Alyssa Rosenberg writes: Movies, television and novels have trained audiences to excuse almost any police shooting, including the deaths of children — until now, when the emergence and near-ubiquity of real-life videos have made the gap between fiction and reality undeniable.

Whether a shooting is legal is determined in part by an officer’s fear. But when the Los Angeles Police Department cleared scripts for television series such as “Dragnet” or “Adam-12,” “any shooting that was done on the shows was squeaky clean,” explained former detective sergeant Joseph Wambaugh, who worked briefly in the LAPD’s public information office, where the scripts were reviewed. “Any officer would have to be in total control.”

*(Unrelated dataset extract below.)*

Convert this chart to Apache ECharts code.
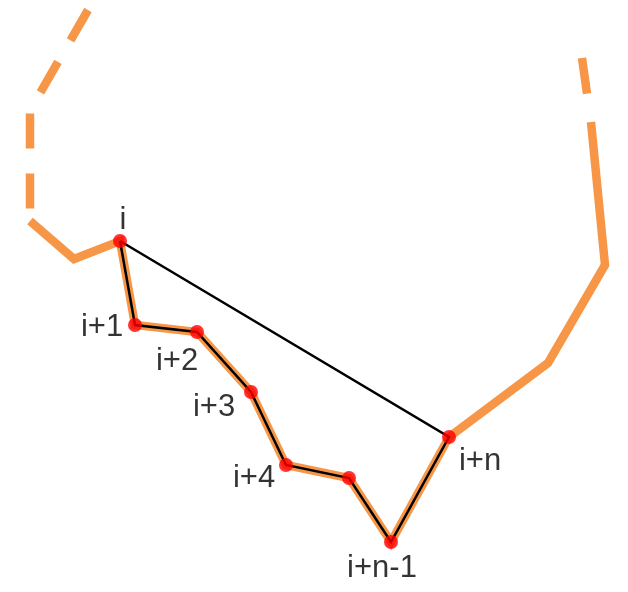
<!DOCTYPE html>
<html>
<head>
<meta charset="utf-8">
<script src="https://cdn.jsdelivr.net/npm/echarts@6/dist/echarts.min.js"></script>
<style>
    html, body { margin: 0; padding: 0; background: #ffffff; }
    #chart { width: 628px; height: 592px; }
</style>
</head>
<body>
<div id="chart"></div>
<script>
// #region Data
// key points of the polyline (x right, y down)
const ptX = [120, 135, 197, 251, 286, 349, 391, 449];
const ptY = [241, 325, 332, 392, 465, 478, 542, 437];
const ptNames = ["i", "i+1", "i+2", "i+3", "i+4", "", "i+n-1", "i+n"];

// curve before point i: dashed part, then solid part
const leadDashX = [88, 36, 30, 30];
const leadDashY = [10, 100, 106, 221];
const leadX = [30, 74];
const leadY = [221, 259];

// curve after point i+n: solid part, then dashed part
const trailX = [548, 605, 591];
const trailY = [363, 265, 122];
const trailDashX = [582, 591];
const trailDashY = [58, 122];
// #endregion

// #region Label placement (offset from point centre)
const labelOffsets = [[3, -21], [-33, 2], [-20, 29], [-37, 15], [-32, 13], [0, 0], [-9, 26], [31, 24]];
// #endregion

const ORANGE = "#f79646";

const zip = (xs, ys) => xs.map((x, k) => [x, ys[k]]);

const points = zip(ptX, ptY);
const curve = zip(leadX, leadY).concat(points, zip(trailX, trailY));
const polygon = points.concat([points[0]]);

const chart = echarts.init(document.getElementById("chart"), null, { renderer: "canvas" });

const lineBase = {
    type: "line",
    symbol: "none",
    silent: true,
    animation: false
};

chart.setOption({
    animation: false,
    grid: { left: 0, right: 0, top: 0, bottom: 0 },
    xAxis: { type: "value", min: 0, max: 628, show: false },
    yAxis: { type: "value", min: 0, max: 592, inverse: true, show: false },
    series: [
        {
            ...lineBase,
            data: zip(leadDashX, leadDashY),
            lineStyle: { color: ORANGE, width: 8.5, type: [35, 25], cap: "butt", join: "miter" },
            z: 1
        },
        {
            ...lineBase,
            data: zip(trailDashX, trailDashY),
            lineStyle: { color: ORANGE, width: 8.5, type: [36, 30], cap: "butt", join: "miter" },
            z: 1
        },
        {
            ...lineBase,
            data: curve,
            lineStyle: { color: ORANGE, width: 8.5, type: "solid", cap: "butt", join: "miter" },
            z: 1
        },
        {
            ...lineBase,
            data: polygon,
            lineStyle: { color: "#000000", width: 2.5, join: "miter" },
            z: 2
        },
        {
            type: "scatter",
            symbol: "circle",
            symbolSize: 14,
            silent: true,
            z: 3,
            itemStyle: { color: "#ff0000" },
            label: {
                show: true,
                position: "inside",
                align: "center",
                verticalAlign: "middle",
                color: "#000000",
                fontFamily: "Liberation Sans",
                fontSize: 31,
                formatter: p => ptNames[p.dataIndex]
            },
            data: points.map((p, k) => ({
                value: p,
                label: { offset: labelOffsets[k] }
            }))
        }
    ]
});
</script>
</body>
</html>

If this standard had nothing to do with how officers actually reacted after shooting someone, it was intended to bolster the audience’s confidence in police officers.

In fact, officers on early cop shows such as “Dragnet” and “Naked City” were often presented as so decent that they questioned their own decisions to shoot and had to be convinced that they’d done the right thing. Often, the person doing the convincing was a parent or relative of the dead person.

The first time Joe Friday (Jack Webb), the archetypal stoic police officer, killed a person in the “Dragnet” episode “The Big Thief,” he was so distressed that his partner had to help him fill out his incident report. “I kind of wonder if there was another way,” Friday declared glumly, unconvinced that he was right to shoot even though the other man had a gun. Friday was ultimately reassured by the law itself, when the shooting was ruled a justifiable homicide.

Friday’s question hangs in the air, but it both casts and dispels doubt in a single sentence. If someone who cares as much as Joe Friday does couldn’t find a better solution when confronted with a dangerous criminal, then maybe one doesn’t exist. Friday’s concerns are themselves the proof that he would never do the wrong thing. [Continue reading…]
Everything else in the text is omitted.